There were moments during it when it was possible to surmise that no selection committee should seriously contemplate discarding him, and enough evidence to suggest that he must one day soon, if not today, establish an international place. If Crawley has been unlucky at the highest level so far (on tour in South Africa last winter he was initially left out of the side despite being in better form than others and was then immediately injured, tearing a hamstring, when called upon), he has also looked occasionally diffident.

This is, for the moment, at odds with his approach in the less demanding confines of the Championship. There were three or four shots of quite exquisite authority yesterday, including a delightful push through long on using his feet against the spinner Richard Davis, a straight drive for six and a neat forcing shot through the covers off the back foot.

It should be said both that none of this would have been possible had Martyn Ball taken a straightforward return catch in the day's third over and that Crawley should have gone on to a century. It was, paradoxically, his footwork which undid him as he advanced with sublime confidence to Davis and found the ball pitching in the rough and cruising past him to give Jack Russell some stumping practice.

While this might not have been in Crawley's England interests, nor was it in those of Lancashire. They were freely and understandably tipped - the smart money again - to do well this summer in the Championship, a competition they have not won outright since 1934. Instead, their start has bordered on the wretched. Only Warren Hegg has made a century. Michael Atherton, like Crawley and Neil Fairbrother, has three times passed 50 without going on to three figures.

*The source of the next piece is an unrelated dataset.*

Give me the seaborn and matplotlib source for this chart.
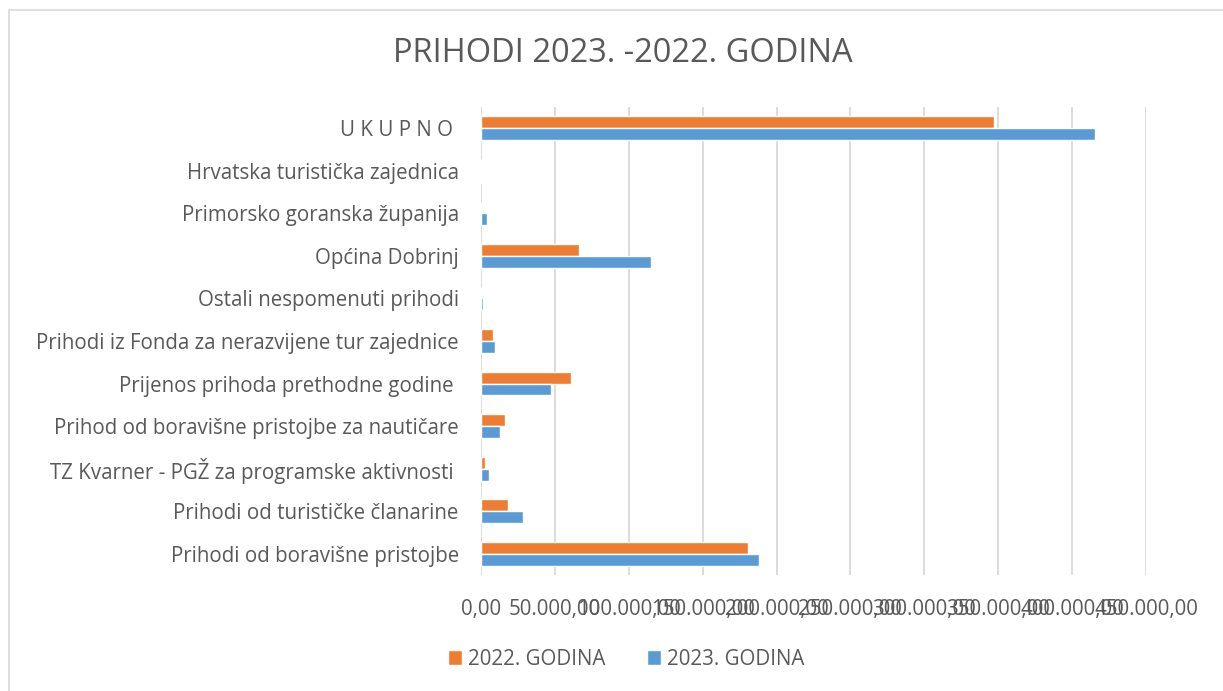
import seaborn as sns
import matplotlib.pyplot as plt
import pandas as pd
from matplotlib.patches import Rectangle
from matplotlib.ticker import FuncFormatter

# DATA
categories = [
    'U K U P N O ',
    'Hrvatska turistička zajednica',
    'Primorsko goranska županija',
    'Općina Dobrinj',
    'Ostali nespomenuti prihodi',
    'Prihodi iz Fonda za nerazvijene tur zajednice',
    'Prijenos prihoda prethodne godine ',
    'Prihod od boravišne pristojbe za nautičare',
    'TZ Kvarner - PGŽ za programske aktivnosti ',
    'Prihodi od turističke članarine',
    'Prihodi od boravišne pristojbe',
]
values_2022 = [347000, 0, 0, 66600, 0, 8200, 61200, 16100, 2900, 18100, 181000]
values_2023 = [415700, 1000, 4000, 115100, 1500, 9500, 47100, 12900, 5200, 28300, 188000]
series_names = ['2022. GODINA', '2023. GODINA']
x_ticks = [0, 50000, 100000, 150000, 200000, 250000, 300000, 350000, 400000, 450000]

df = pd.DataFrame({
    'Kategorija': categories * 2,
    'Iznos': values_2022 + values_2023,
    'Godina': [series_names[0]] * len(categories) + [series_names[1]] * len(categories),
})

# STYLE
sns.set_style('white')
plt.rcParams['font.family'] = ['Open Sans', 'DejaVu Sans']
text_color = '#595959'

fig = plt.figure(figsize=(12.23, 6.91), dpi=100)
ax = fig.add_axes([0.3933, 0.168, 0.5437, 0.677])

sns.barplot(
    data=df, y='Kategorija', x='Iznos', hue='Godina',
    order=categories, hue_order=series_names,
    palette=['#ED7D31', '#5B9BD5'], width=0.56, saturation=1,
    orient='h', ax=ax, legend=True,
)

# axis formatting (Croatian number format, e.g. 50.000,00)
def fmt(v, pos):
    s = f'{v:,.2f}'
    return s.replace(',', 'X').replace('.', ',').replace('X', '.')

ax.set_xlim(0, 450000)
ax.set_xticks(x_ticks)
ax.xaxis.set_major_formatter(FuncFormatter(fmt))
ax.set_xlabel('')
ax.set_ylabel('')
ax.tick_params(axis='x', labelsize=14.8, colors=text_color, length=0, pad=17)
ax.tick_params(axis='y', labelsize=14.8, colors=text_color, length=0, pad=16)
ax.grid(axis='x', color='#d9d9d9', linewidth=1.3)
ax.set_axisbelow(True)
for s in ax.spines.values():
    s.set_visible(False)

# title
fig.text(0.509, 0.923, 'PRIHODI 2023. -2022. GODINA', ha='center', va='center',
         fontsize=23.5, color=text_color)

# legend at bottom
handles, labels = ax.get_legend_handles_labels()
ax.get_legend().remove()
fig.legend(handles, labels, loc='center', bbox_to_anchor=(0.512, 0.046), ncol=2,
           frameon=False, fontsize=14.8, labelcolor=text_color,
           handlelength=0.7, handleheight=0.7, handletextpad=0.3, columnspacing=2.0)

# outer chart border
fig.patches.append(Rectangle((9 / 1223, -0.01), 1.02, (691 - 10) / 691 + 0.01,
                             transform=fig.transFigure, fill=False,
                             edgecolor='#d9d9d9', linewidth=1.2))

fig.savefig('out.png', dpi=100)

Fairbrother will at least have been pleased to hang around for 75 minutes yesterday after rain curtailed the morning session, but less so to be bowled around his legs in the final over before lunch. Lancashire let it slide afterwards and did so turgidly against a Gloucestershire team which has so far defied its status on paper.

Davis took four wickets in 21 unchanged overs before another squall which prevented further play until only another 16 overs were possible. His line was not as rigid as it might have been, but all his wickets were captured in different ways to demonstrate that spin bowling still ensnares all manner of batsmen, but the match is going nowhere.